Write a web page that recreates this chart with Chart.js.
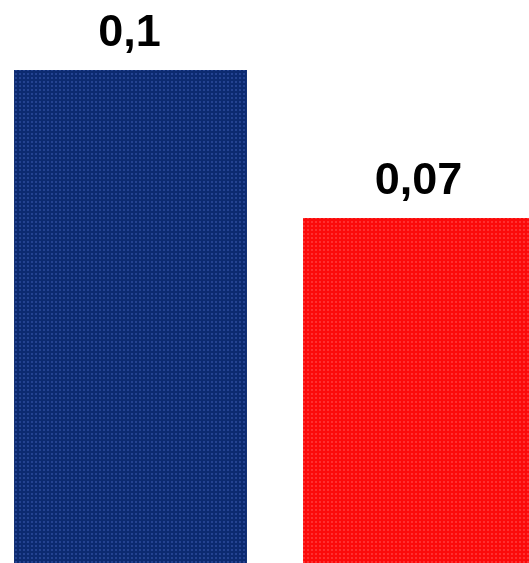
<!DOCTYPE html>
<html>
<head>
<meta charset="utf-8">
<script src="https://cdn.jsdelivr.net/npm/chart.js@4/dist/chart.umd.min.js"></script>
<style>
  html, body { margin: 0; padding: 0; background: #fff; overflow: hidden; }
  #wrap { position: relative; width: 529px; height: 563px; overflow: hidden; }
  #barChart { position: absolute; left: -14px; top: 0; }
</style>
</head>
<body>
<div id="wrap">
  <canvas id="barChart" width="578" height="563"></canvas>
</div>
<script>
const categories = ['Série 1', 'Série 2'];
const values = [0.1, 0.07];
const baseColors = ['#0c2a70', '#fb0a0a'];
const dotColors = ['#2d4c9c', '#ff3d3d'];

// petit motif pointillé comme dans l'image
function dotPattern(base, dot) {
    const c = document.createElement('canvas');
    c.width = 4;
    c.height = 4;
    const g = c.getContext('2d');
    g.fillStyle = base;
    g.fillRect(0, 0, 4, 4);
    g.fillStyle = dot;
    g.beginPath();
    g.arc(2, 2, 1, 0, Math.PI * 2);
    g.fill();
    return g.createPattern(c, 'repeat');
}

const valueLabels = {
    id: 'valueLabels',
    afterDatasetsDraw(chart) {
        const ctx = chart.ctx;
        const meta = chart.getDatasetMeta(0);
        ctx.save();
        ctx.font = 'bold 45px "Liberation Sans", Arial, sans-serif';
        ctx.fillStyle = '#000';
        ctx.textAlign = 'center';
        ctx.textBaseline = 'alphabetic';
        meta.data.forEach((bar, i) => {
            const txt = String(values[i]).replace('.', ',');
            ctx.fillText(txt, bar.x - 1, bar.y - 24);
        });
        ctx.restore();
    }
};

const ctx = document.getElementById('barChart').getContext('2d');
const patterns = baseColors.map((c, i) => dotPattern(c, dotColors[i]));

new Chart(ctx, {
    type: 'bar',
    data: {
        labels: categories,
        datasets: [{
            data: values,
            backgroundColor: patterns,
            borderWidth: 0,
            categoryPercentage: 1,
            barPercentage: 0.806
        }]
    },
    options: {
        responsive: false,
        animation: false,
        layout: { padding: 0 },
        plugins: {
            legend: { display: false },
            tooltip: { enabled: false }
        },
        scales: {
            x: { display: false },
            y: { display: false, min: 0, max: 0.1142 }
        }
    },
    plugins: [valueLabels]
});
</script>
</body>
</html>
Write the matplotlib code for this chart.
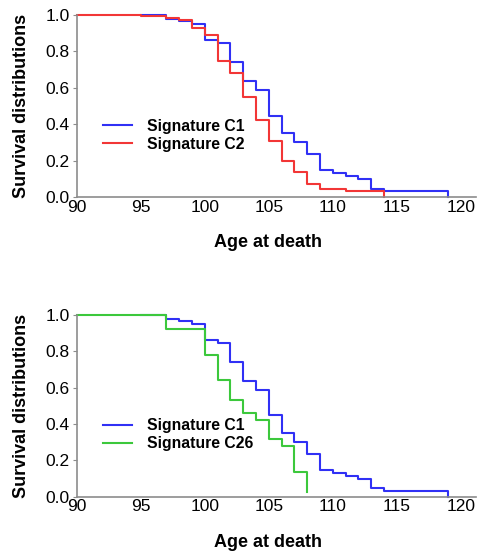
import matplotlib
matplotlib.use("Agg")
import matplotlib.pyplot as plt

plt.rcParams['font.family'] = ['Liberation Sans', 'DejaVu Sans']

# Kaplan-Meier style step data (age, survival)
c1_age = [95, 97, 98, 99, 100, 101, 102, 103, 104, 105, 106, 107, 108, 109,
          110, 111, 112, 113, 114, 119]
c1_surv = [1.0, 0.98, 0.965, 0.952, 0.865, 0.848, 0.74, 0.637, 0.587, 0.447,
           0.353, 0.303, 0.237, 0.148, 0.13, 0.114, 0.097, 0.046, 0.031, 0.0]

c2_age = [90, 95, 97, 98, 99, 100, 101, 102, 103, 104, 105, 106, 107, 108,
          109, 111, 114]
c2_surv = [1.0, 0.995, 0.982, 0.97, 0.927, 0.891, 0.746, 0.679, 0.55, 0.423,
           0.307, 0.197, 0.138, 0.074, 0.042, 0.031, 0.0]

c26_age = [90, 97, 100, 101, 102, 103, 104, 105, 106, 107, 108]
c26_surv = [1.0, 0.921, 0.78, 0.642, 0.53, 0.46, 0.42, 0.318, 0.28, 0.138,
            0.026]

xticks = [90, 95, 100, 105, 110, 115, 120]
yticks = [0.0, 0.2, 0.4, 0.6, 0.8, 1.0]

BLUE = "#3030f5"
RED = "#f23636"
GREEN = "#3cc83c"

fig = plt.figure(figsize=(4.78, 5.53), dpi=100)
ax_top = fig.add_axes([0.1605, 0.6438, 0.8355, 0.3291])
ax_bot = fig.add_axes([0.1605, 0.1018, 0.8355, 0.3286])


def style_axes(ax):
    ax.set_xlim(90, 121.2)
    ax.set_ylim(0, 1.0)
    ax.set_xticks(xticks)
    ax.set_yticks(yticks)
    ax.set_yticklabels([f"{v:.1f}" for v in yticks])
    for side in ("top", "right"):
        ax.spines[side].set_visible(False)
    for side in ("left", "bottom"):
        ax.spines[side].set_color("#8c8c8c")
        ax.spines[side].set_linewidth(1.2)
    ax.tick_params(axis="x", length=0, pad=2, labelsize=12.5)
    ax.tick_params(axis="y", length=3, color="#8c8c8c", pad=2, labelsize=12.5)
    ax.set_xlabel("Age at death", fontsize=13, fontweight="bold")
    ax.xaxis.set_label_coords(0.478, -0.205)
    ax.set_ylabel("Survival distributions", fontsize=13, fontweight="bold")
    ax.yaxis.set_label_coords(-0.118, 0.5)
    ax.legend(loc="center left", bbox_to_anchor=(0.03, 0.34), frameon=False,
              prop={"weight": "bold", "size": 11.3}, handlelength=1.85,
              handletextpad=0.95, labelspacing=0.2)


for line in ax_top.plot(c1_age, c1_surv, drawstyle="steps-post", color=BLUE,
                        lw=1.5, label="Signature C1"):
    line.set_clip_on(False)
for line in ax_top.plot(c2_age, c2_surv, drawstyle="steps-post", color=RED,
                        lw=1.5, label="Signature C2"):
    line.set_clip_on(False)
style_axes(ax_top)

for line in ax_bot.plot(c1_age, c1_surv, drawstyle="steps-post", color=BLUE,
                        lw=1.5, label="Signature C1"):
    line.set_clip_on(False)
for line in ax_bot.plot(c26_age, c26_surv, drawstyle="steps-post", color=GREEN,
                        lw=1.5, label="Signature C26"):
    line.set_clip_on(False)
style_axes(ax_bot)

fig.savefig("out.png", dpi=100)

· · · · · · ·

■ EXERCISE GOAL
Look through the material and copy each line that has "this".

■ EXERCISE ANSWER
Write a web page that recreates this chart with Chart.js.
Write the matplotlib code for this chart.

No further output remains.